**Exercise prompt**
Retype all of the entries word for word.

**Entries provided**
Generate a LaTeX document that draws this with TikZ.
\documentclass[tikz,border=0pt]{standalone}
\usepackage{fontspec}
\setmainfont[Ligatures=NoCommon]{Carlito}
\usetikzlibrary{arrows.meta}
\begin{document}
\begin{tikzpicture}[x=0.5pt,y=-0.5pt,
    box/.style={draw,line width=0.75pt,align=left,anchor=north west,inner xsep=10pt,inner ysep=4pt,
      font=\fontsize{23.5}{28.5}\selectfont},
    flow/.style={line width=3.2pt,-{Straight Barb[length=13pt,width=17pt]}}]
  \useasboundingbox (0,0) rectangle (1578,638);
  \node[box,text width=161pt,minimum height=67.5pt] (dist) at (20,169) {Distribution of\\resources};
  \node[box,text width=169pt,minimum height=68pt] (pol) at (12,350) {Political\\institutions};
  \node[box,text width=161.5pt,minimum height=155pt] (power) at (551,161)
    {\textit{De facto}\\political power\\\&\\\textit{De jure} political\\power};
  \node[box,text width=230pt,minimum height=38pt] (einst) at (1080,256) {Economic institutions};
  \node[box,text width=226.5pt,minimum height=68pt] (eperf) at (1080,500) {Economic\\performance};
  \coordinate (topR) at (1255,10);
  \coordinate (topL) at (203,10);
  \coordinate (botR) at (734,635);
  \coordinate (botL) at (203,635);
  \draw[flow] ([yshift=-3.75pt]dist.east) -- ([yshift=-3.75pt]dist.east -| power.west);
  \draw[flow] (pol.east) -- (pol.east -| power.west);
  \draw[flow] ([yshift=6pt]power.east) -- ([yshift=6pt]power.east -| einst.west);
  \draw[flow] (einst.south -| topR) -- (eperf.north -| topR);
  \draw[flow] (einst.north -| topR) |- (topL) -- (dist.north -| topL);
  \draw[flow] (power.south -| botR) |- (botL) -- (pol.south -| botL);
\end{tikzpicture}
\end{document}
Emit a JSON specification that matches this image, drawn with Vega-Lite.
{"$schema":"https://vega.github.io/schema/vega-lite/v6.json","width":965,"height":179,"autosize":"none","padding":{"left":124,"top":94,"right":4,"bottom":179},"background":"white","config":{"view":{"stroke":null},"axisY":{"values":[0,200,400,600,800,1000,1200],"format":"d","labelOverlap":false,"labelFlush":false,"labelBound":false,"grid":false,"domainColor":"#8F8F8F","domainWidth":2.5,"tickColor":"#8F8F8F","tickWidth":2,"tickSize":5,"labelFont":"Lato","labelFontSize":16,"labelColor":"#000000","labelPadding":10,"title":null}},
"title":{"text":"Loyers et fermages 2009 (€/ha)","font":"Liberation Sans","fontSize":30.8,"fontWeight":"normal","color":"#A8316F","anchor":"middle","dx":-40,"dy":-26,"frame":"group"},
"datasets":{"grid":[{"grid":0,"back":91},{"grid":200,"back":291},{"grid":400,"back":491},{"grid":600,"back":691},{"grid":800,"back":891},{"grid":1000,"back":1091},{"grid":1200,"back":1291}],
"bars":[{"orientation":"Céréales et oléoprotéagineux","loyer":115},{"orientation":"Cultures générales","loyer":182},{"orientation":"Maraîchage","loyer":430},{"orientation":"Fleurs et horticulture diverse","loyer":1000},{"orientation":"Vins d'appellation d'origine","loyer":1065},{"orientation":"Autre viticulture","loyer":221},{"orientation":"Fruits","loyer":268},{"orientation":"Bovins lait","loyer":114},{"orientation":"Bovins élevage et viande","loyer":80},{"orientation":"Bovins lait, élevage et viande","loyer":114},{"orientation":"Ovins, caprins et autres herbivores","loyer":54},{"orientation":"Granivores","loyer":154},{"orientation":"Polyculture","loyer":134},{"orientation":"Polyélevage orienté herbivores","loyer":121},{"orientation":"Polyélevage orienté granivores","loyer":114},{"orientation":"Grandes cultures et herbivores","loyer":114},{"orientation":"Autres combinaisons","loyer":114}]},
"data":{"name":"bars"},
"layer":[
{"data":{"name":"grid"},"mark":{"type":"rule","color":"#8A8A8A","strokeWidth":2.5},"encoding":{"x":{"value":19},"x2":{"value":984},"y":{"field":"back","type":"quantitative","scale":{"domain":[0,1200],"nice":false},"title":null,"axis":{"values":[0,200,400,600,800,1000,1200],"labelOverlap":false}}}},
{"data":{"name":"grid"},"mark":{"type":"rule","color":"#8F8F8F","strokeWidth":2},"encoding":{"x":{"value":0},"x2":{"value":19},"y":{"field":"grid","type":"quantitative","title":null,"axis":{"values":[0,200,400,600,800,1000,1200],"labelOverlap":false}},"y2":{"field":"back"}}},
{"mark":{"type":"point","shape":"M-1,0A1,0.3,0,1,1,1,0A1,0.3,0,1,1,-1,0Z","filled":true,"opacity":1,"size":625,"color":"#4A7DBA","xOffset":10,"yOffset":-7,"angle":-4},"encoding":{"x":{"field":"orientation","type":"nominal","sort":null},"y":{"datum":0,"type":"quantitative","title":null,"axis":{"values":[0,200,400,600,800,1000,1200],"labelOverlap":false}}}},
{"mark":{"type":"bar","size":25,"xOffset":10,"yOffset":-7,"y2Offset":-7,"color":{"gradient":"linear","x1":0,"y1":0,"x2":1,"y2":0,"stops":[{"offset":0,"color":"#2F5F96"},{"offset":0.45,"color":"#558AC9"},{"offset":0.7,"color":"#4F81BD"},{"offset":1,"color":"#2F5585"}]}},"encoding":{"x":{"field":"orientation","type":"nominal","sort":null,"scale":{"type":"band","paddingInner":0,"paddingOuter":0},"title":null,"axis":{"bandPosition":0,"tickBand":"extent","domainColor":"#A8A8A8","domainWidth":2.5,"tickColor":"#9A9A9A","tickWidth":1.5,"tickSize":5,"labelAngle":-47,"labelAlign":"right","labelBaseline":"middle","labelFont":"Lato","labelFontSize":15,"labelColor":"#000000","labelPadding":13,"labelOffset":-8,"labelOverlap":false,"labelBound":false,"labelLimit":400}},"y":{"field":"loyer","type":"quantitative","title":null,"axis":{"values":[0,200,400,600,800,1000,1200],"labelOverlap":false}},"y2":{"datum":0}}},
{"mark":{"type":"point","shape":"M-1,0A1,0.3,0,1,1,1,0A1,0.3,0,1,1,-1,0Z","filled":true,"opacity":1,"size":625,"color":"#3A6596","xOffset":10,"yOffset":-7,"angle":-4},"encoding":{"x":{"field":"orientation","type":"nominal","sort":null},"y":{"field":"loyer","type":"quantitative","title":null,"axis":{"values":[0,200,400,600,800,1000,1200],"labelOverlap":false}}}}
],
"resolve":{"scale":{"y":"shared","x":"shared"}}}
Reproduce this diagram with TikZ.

**Response to the task**
Generate a LaTeX document that draws this with TikZ.
\documentclass[tikz,border=0pt]{standalone}
\usepackage{fontspec}
\setmainfont[Ligatures=NoCommon]{Carlito}
\usetikzlibrary{arrows.meta}
\begin{document}
\begin{tikzpicture}[x=0.5pt,y=-0.5pt,
    box/.style={draw,line width=0.75pt,align=left,anchor=north west,inner xsep=10pt,inner ysep=4pt,
      font=\fontsize{23.5}{28.5}\selectfont},
    flow/.style={line width=3.2pt,-{Straight Barb[length=13pt,width=17pt]}}]
  \useasboundingbox (0,0) rectangle (1578,638);
  \node[box,text width=161pt,minimum height=67.5pt] (dist) at (20,169) {Distribution of\\resources};
  \node[box,text width=169pt,minimum height=68pt] (pol) at (12,350) {Political\\institutions};
  \node[box,text width=161.5pt,minimum height=155pt] (power) at (551,161)
    {\textit{De facto}\\political power\\\&\\\textit{De jure} political\\power};
  \node[box,text width=230pt,minimum height=38pt] (einst) at (1080,256) {Economic institutions};
  \node[box,text width=226.5pt,minimum height=68pt] (eperf) at (1080,500) {Economic\\performance};
  \coordinate (topR) at (1255,10);
  \coordinate (topL) at (203,10);
  \coordinate (botR) at (734,635);
  \coordinate (botL) at (203,635);
  \draw[flow] ([yshift=-3.75pt]dist.east) -- ([yshift=-3.75pt]dist.east -| power.west);
  \draw[flow] (pol.east) -- (pol.east -| power.west);
  \draw[flow] ([yshift=6pt]power.east) -- ([yshift=6pt]power.east -| einst.west);
  \draw[flow] (einst.south -| topR) -- (eperf.north -| topR);
  \draw[flow] (einst.north -| topR) |- (topL) -- (dist.north -| topL);
  \draw[flow] (power.south -| botR) |- (botL) -- (pol.south -| botL);
\end{tikzpicture}
\end{document}
Emit a JSON specification that matches this image, drawn with Vega-Lite.
{"$schema":"https://vega.github.io/schema/vega-lite/v6.json","width":965,"height":179,"autosize":"none","padding":{"left":124,"top":94,"right":4,"bottom":179},"background":"white","config":{"view":{"stroke":null},"axisY":{"values":[0,200,400,600,800,1000,1200],"format":"d","labelOverlap":false,"labelFlush":false,"labelBound":false,"grid":false,"domainColor":"#8F8F8F","domainWidth":2.5,"tickColor":"#8F8F8F","tickWidth":2,"tickSize":5,"labelFont":"Lato","labelFontSize":16,"labelColor":"#000000","labelPadding":10,"title":null}},
"title":{"text":"Loyers et fermages 2009 (€/ha)","font":"Liberation Sans","fontSize":30.8,"fontWeight":"normal","color":"#A8316F","anchor":"middle","dx":-40,"dy":-26,"frame":"group"},
"datasets":{"grid":[{"grid":0,"back":91},{"grid":200,"back":291},{"grid":400,"back":491},{"grid":600,"back":691},{"grid":800,"back":891},{"grid":1000,"back":1091},{"grid":1200,"back":1291}],
"bars":[{"orientation":"Céréales et oléoprotéagineux","loyer":115},{"orientation":"Cultures générales","loyer":182},{"orientation":"Maraîchage","loyer":430},{"orientation":"Fleurs et horticulture diverse","loyer":1000},{"orientation":"Vins d'appellation d'origine","loyer":1065},{"orientation":"Autre viticulture","loyer":221},{"orientation":"Fruits","loyer":268},{"orientation":"Bovins lait","loyer":114},{"orientation":"Bovins élevage et viande","loyer":80},{"orientation":"Bovins lait, élevage et viande","loyer":114},{"orientation":"Ovins, caprins et autres herbivores","loyer":54},{"orientation":"Granivores","loyer":154},{"orientation":"Polyculture","loyer":134},{"orientation":"Polyélevage orienté herbivores","loyer":121},{"orientation":"Polyélevage orienté granivores","loyer":114},{"orientation":"Grandes cultures et herbivores","loyer":114},{"orientation":"Autres combinaisons","loyer":114}]},
"data":{"name":"bars"},
"layer":[
{"data":{"name":"grid"},"mark":{"type":"rule","color":"#8A8A8A","strokeWidth":2.5},"encoding":{"x":{"value":19},"x2":{"value":984},"y":{"field":"back","type":"quantitative","scale":{"domain":[0,1200],"nice":false},"title":null,"axis":{"values":[0,200,400,600,800,1000,1200],"labelOverlap":false}}}},
{"data":{"name":"grid"},"mark":{"type":"rule","color":"#8F8F8F","strokeWidth":2},"encoding":{"x":{"value":0},"x2":{"value":19},"y":{"field":"grid","type":"quantitative","title":null,"axis":{"values":[0,200,400,600,800,1000,1200],"labelOverlap":false}},"y2":{"field":"back"}}},
{"mark":{"type":"point","shape":"M-1,0A1,0.3,0,1,1,1,0A1,0.3,0,1,1,-1,0Z","filled":true,"opacity":1,"size":625,"color":"#4A7DBA","xOffset":10,"yOffset":-7,"angle":-4},"encoding":{"x":{"field":"orientation","type":"nominal","sort":null},"y":{"datum":0,"type":"quantitative","title":null,"axis":{"values":[0,200,400,600,800,1000,1200],"labelOverlap":false}}}},
{"mark":{"type":"bar","size":25,"xOffset":10,"yOffset":-7,"y2Offset":-7,"color":{"gradient":"linear","x1":0,"y1":0,"x2":1,"y2":0,"stops":[{"offset":0,"color":"#2F5F96"},{"offset":0.45,"color":"#558AC9"},{"offset":0.7,"color":"#4F81BD"},{"offset":1,"color":"#2F5585"}]}},"encoding":{"x":{"field":"orientation","type":"nominal","sort":null,"scale":{"type":"band","paddingInner":0,"paddingOuter":0},"title":null,"axis":{"bandPosition":0,"tickBand":"extent","domainColor":"#A8A8A8","domainWidth":2.5,"tickColor":"#9A9A9A","tickWidth":1.5,"tickSize":5,"labelAngle":-47,"labelAlign":"right","labelBaseline":"middle","labelFont":"Lato","labelFontSize":15,"labelColor":"#000000","labelPadding":13,"labelOffset":-8,"labelOverlap":false,"labelBound":false,"labelLimit":400}},"y":{"field":"loyer","type":"quantitative","title":null,"axis":{"values":[0,200,400,600,800,1000,1200],"labelOverlap":false}},"y2":{"datum":0}}},
{"mark":{"type":"point","shape":"M-1,0A1,0.3,0,1,1,1,0A1,0.3,0,1,1,-1,0Z","filled":true,"opacity":1,"size":625,"color":"#3A6596","xOffset":10,"yOffset":-7,"angle":-4},"encoding":{"x":{"field":"orientation","type":"nominal","sort":null},"y":{"field":"loyer","type":"quantitative","title":null,"axis":{"values":[0,200,400,600,800,1000,1200],"labelOverlap":false}}}}
],
"resolve":{"scale":{"y":"shared","x":"shared"}}}
Reproduce this diagram with TikZ.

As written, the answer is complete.